• Work to do: Locate each line holding the string "this" and copy it.

+--

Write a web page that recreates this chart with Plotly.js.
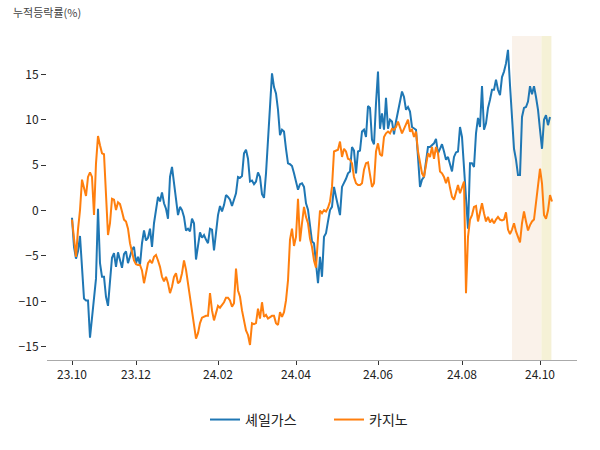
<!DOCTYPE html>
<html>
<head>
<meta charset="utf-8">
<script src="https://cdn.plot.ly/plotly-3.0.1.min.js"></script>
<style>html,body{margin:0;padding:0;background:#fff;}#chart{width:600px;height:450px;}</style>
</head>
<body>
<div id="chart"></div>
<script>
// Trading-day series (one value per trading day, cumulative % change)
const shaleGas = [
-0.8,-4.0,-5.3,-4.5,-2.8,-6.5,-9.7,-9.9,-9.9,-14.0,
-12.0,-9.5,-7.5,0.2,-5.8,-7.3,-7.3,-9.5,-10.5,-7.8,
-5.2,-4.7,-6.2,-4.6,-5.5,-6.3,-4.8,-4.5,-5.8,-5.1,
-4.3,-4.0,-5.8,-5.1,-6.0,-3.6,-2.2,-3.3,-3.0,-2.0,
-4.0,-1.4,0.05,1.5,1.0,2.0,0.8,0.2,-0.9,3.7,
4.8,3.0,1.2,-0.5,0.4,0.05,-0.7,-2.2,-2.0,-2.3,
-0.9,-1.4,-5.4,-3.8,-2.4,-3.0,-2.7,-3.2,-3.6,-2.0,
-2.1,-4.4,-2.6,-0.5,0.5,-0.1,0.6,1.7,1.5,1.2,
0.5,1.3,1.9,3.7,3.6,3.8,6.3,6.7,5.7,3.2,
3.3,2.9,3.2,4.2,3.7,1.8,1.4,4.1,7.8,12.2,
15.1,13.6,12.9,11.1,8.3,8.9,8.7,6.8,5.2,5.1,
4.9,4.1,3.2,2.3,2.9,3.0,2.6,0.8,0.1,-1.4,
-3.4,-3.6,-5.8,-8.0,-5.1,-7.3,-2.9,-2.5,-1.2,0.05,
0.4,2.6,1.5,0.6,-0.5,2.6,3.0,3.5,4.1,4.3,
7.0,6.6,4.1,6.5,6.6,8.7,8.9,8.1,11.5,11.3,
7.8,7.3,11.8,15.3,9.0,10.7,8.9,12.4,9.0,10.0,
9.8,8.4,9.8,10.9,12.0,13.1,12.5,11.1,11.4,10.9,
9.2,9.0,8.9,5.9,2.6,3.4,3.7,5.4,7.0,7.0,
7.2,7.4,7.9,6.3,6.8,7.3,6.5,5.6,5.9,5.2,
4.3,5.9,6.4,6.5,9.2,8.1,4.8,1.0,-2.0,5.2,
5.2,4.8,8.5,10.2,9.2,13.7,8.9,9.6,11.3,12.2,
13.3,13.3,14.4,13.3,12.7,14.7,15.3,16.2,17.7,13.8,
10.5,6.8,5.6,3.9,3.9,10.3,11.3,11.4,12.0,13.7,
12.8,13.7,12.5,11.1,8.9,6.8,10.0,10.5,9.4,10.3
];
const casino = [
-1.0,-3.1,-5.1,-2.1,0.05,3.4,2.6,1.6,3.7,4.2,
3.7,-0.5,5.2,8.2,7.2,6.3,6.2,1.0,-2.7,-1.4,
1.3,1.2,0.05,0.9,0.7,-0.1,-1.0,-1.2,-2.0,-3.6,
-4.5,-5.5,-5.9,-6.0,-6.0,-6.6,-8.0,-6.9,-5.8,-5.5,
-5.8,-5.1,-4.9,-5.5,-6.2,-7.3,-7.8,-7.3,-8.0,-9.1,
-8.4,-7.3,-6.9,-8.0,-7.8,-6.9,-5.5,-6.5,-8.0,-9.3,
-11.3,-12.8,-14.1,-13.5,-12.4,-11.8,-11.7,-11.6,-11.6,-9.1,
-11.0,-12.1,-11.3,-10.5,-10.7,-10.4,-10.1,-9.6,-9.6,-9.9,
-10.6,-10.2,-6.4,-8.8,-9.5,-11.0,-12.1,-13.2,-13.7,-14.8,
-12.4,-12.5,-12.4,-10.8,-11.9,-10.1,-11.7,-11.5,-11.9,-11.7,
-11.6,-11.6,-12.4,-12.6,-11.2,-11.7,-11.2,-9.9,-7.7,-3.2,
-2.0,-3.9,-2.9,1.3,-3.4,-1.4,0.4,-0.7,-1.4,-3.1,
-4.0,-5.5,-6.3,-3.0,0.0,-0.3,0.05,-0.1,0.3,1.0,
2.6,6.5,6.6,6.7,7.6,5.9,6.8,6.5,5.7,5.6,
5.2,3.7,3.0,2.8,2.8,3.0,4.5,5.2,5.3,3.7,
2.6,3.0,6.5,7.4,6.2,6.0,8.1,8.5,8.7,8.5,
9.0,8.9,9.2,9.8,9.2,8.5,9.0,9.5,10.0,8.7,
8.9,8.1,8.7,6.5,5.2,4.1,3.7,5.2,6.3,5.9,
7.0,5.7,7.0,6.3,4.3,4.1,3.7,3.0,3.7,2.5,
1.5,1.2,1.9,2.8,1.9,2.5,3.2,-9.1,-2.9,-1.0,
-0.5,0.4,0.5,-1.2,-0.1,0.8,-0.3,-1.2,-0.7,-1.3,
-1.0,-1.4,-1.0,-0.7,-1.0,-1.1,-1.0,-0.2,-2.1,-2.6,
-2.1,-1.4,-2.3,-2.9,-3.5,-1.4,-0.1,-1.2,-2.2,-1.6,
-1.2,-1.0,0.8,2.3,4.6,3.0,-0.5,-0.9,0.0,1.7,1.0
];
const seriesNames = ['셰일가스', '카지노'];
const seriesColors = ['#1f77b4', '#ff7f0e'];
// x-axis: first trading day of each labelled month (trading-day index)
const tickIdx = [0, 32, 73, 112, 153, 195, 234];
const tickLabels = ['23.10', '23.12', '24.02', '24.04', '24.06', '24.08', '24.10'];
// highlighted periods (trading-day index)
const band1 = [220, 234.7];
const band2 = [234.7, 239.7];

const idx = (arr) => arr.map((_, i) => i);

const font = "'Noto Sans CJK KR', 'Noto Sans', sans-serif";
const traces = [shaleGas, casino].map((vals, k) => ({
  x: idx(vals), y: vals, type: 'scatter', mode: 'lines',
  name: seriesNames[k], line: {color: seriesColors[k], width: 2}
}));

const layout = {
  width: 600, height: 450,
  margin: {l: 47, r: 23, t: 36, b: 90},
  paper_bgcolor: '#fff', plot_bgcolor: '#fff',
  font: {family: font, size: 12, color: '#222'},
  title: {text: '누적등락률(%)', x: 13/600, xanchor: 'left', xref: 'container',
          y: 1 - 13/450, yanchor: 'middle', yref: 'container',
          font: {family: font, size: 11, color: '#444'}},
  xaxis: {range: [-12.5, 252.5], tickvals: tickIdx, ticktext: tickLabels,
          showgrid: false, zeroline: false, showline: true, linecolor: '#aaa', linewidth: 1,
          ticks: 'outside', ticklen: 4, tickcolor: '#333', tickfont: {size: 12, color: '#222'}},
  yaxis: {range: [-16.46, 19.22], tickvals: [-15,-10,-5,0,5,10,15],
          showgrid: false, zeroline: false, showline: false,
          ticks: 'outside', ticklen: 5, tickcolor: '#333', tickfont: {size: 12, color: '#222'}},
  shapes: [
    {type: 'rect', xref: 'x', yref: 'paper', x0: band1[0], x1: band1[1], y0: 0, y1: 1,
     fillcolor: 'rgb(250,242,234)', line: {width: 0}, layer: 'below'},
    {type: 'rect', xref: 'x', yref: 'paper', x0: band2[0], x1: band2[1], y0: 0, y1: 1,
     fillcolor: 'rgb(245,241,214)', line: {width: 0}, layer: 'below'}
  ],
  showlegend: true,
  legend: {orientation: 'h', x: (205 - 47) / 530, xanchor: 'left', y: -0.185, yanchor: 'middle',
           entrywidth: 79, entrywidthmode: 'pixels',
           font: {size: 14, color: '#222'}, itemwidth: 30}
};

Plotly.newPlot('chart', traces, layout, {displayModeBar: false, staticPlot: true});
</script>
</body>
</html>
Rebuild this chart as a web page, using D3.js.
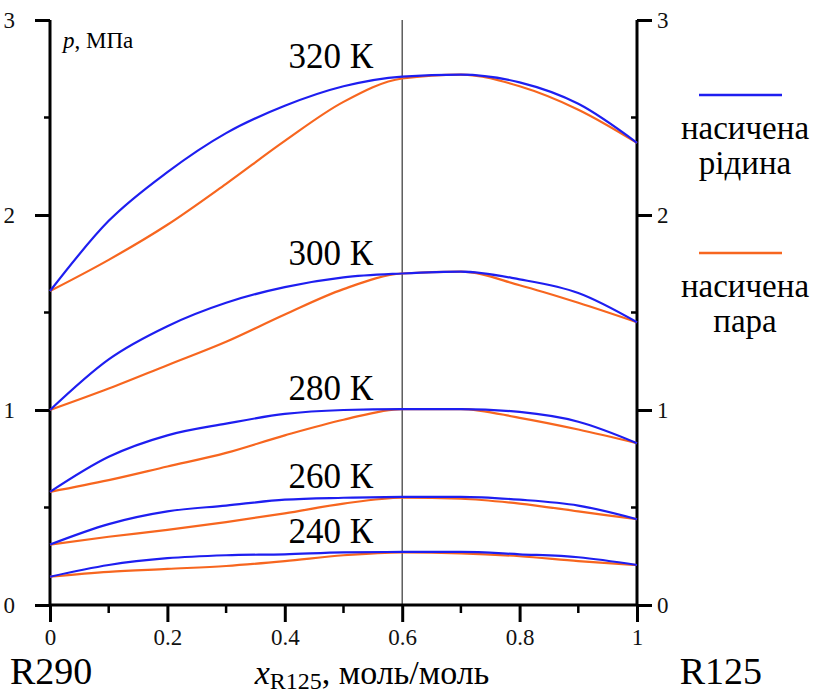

+--

• Reply:
Write a web page that recreates this chart with Plotly.js.
Rebuild this chart as a web page, using D3.js.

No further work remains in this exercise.